The William H. Block Company was a department store chain in Indianapolis and other cities in Indiana. It was founded in 1874 by Herman Wilhelm Bloch, an immigrant from Austria-Hungary who had Americanized his name to William H. Block. The main store was located at 9 East Washington Street in Indianapolis in 1896. The company also identified itself as The Wm. H. Block Co., and Block's.
In 1910, a new eight-story store was constructed to designs by Arthur Bohn and Kurt Vonnegut Sr. of Vonnegut & Bohn on the corner of Illinois and Market streets. The new store at 50 N. Illinois Street officially opened it doors to the public on October 3, 1911.
To the People of the State of Indiana, and Especially to the Home Folks of Indianapolis, This Magnificent New Store is Dedicated. The Pride of Hoosierdom
— Dedication announcement to the opening of the new Block's store in 1911
Mr. Block was active in the business until his death in 1928, at which time the management of the company was passed to his three sons: M. S. Block, R. C. Block, and E. A. Block. The store was expanded to nearly double in size in 1934. The architect for the 1934 expansion was Kurt Vonnegut, Sr. During the expansion the building's interior and exterior was redesigned in a moderne style, including furnishings, stainless steel escalators, and two-story polished black marble and stainless steel facade entrances. Architectural drawings of the entrances became the trademark logo for the store on gift boxes, print advertisements, and company stationery. A company publication identified the store as, "one of the country's most beautiful department stores." Restaurants located within the Illinois Street store included the Fountain Luncheonette, the Terrace Tea Room, the Men's Grille, and the James Whitcomb Riley Room. Block's was the second largest retail company in Indiana, its primary competitor L. S. Ayres & Co. being the larger. Other competitors included H. P. Wasson and Company and L. Strauss & Co.

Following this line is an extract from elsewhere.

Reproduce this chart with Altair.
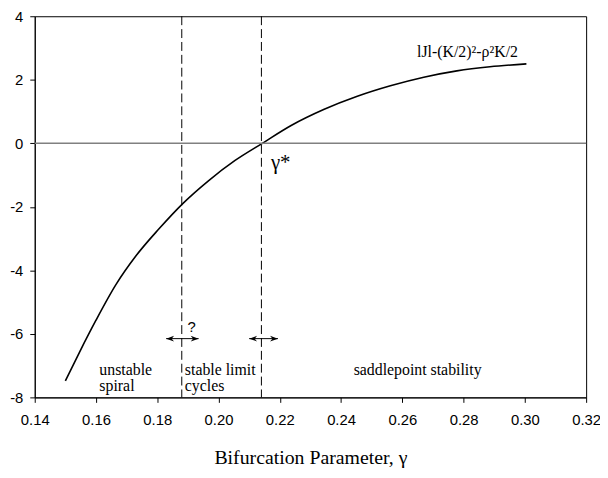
import altair as alt
import pandas as pd

# curve values
gamma = [0.150, 0.1546, 0.160, 0.1665, 0.173, 0.1805, 0.1884, 0.1967, 0.2054, 0.2143,
         0.2237, 0.2345, 0.2453, 0.2561, 0.2670, 0.2778, 0.2886, 0.3005]
value = [-7.48, -6.58, -5.57, -4.45, -3.55, -2.70, -1.89, -1.18, -0.54, 0.0,
         0.56, 1.07, 1.48, 1.81, 2.08, 2.28, 2.41, 2.50]

boundaries = [0.188, 0.214]
arrow_x0 = [0.1829, 0.2100]
arrow_x1 = [0.1935, 0.2194]
arrow_y = [-6.15, -6.15]

region_text = ["unstable", "spiral", "stable limit", "cycles", "saddlepoint stability"]
region_x = [0.1611, 0.1611, 0.1890, 0.1890, 0.2441]
region_y = [-7.28, -7.80, -7.28, -7.80, -7.28]

x_ticks = [0.14, 0.16, 0.18, 0.20, 0.22, 0.24, 0.26, 0.28, 0.30, 0.32]
y_ticks = [-8, -6, -4, -2, 0, 2, 4]

SERIF = "Liberation Serif"
SANS = "Liberation Sans"

xs = alt.Scale(domain=[0.14, 0.32], nice=False, zero=False)
ys = alt.Scale(domain=[-8, 4], nice=False, zero=False)

curve_df = pd.DataFrame({"g": gamma, "v": value})

base_x = alt.X("g:Q", scale=xs,
               axis=alt.Axis(values=x_ticks, format=".2f", title="Bifurcation Parameter, γ",
                             grid=False, domainColor="black", tickColor="black",
                             tickSize=5, labelPadding=10, labelFont=SANS, labelFontSize=15,
                             labelColor="black", labelFlush=False, labelOverlap=False,
                             titleFont=SERIF, titleFontSize=20,
                             titleFontWeight="normal", titleColor="black", titlePadding=21))
base_y = alt.Y("v:Q", scale=ys,
               axis=alt.Axis(values=y_ticks, title=None, grid=False, domainColor="black",
                             tickColor="black", tickSize=5, labelPadding=7, labelFont=SANS,
                             labelFontSize=15, labelColor="black", labelFlush=False,
                             labelOverlap=False,
                             labelExpr="replace(datum.label, '\u2212', '-')"))

zero = alt.Chart(pd.DataFrame({"v": [0]})).mark_rule(color="#808080", strokeWidth=1.5).encode(
    y=alt.Y("v:Q", scale=ys))

dashed = alt.Chart(pd.DataFrame({"g": boundaries})).mark_rule(
    color="black", strokeWidth=1, strokeDash=[9, 4]).encode(x=alt.X("g:Q", scale=xs))

curve = alt.Chart(curve_df).mark_line(color="black", strokeWidth=1.6,
                                      interpolate="monotone").encode(x=base_x, y=base_y)

arrow_df = pd.DataFrame({"x0": arrow_x0, "x1": arrow_x1, "y": arrow_y})
arrow_line = alt.Chart(arrow_df).mark_rule(color="black", strokeWidth=1).encode(
    x=alt.X("x0:Q", scale=xs), x2="x1:Q", y=alt.Y("y:Q", scale=ys))
head_r = alt.Chart(arrow_df).mark_point(
    shape="M0,0L-2,-0.7L-1.4,0L-2,0.7Z", filled=True, color="black", size=64, opacity=1
).encode(x=alt.X("x1:Q", scale=xs), y=alt.Y("y:Q", scale=ys))
head_l = alt.Chart(arrow_df).mark_point(
    shape="M0,0L2,-0.7L1.4,0L2,0.7Z", filled=True, color="black", size=64, opacity=1
).encode(x=alt.X("x0:Q", scale=xs), y=alt.Y("y:Q", scale=ys))

region_df = pd.DataFrame({"t": region_text, "g": region_x, "v": region_y})
regions = alt.Chart(region_df).mark_text(
    align="left", baseline="alphabetic", font=SERIF, fontSize=16, color="black"
).encode(x=alt.X("g:Q", scale=xs), y=alt.Y("v:Q", scale=ys), text="t:N")

q_df = pd.DataFrame({"t": ["?"], "g": [0.1912], "v": [-5.93]})
qmark = alt.Chart(q_df).mark_text(
    align="center", baseline="alphabetic", font=SANS, fontSize=15, color="black"
).encode(x=alt.X("g:Q", scale=xs), y=alt.Y("v:Q", scale=ys), text="t:N")

gs_df = pd.DataFrame({"t": ["γ*"], "g": [0.2171], "v": [-0.82]})
gstar = alt.Chart(gs_df).mark_text(
    align="left", baseline="alphabetic", font=SERIF, fontSize=21, color="black"
).encode(x=alt.X("g:Q", scale=xs), y=alt.Y("v:Q", scale=ys), text="t:N")

lab_df = pd.DataFrame({"t": ["lJl-(K/2)²-ρ²K/2"], "g": [0.2648], "v": [2.73]})
curve_label = alt.Chart(lab_df).mark_text(
    align="left", baseline="alphabetic", font=SERIF, fontSize=16, color="black"
).encode(x=alt.X("g:Q", scale=xs), y=alt.Y("v:Q", scale=ys), text="t:N")

chart = alt.layer(curve, zero, dashed, arrow_line, head_r, head_l, regions, qmark, gstar,
                  curve_label).properties(
    width=557, height=385,
    autosize=alt.AutoSizeParams(type="none"),
    padding={"left": 27, "top": 6, "right": 14, "bottom": 70},
    background="white",
).configure_view(stroke="black", strokeWidth=1)

chart.save("out.html", embed_options={"renderer": "svg", "actions": False})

The Block's store was located on Market Street across from the Indianapolis Traction Terminal (the largest traction terminal in the United States). From 1900 to the 1930s, the Indiana interurban system brought shoppers by the thousands from smaller central Indiana towns to shop in downtown Indianapolis. The availability of cheap mass transit to downtown Indianapolis greatly increased the customer base from which the Indianapolis department stores were able to draw. Block's, being directly across the street from the traction terminal, was the first department store shoppers would visit. Block's main competitors were located at least a block away on Washington Street. Central Indiana was networked with the most extensive interurban system in the United States. Most small towns were either on the system or a station was located nearby. Interurbans from Indianapolis reached as far as Dayton, Ohio, and Fort Wayne, Indiana. The net result of the interurban system to Block's and its competitors was a customer base that rivaled that of much larger midwestern and eastern cities, such as Detroit, Philadelphia and Washington, D.C.
In 1954, a small branch store was opened in the Indianapolis neighborhood of Broad Ripple at 724 E. Broad Ripple Avenue and remain there until late 1960 when it was replaced by a branch of Union Federal Savings & Loan. After several name changes and bank mergers, this financial institution is still in operation at the same location as a branch of the Huntington National Bank.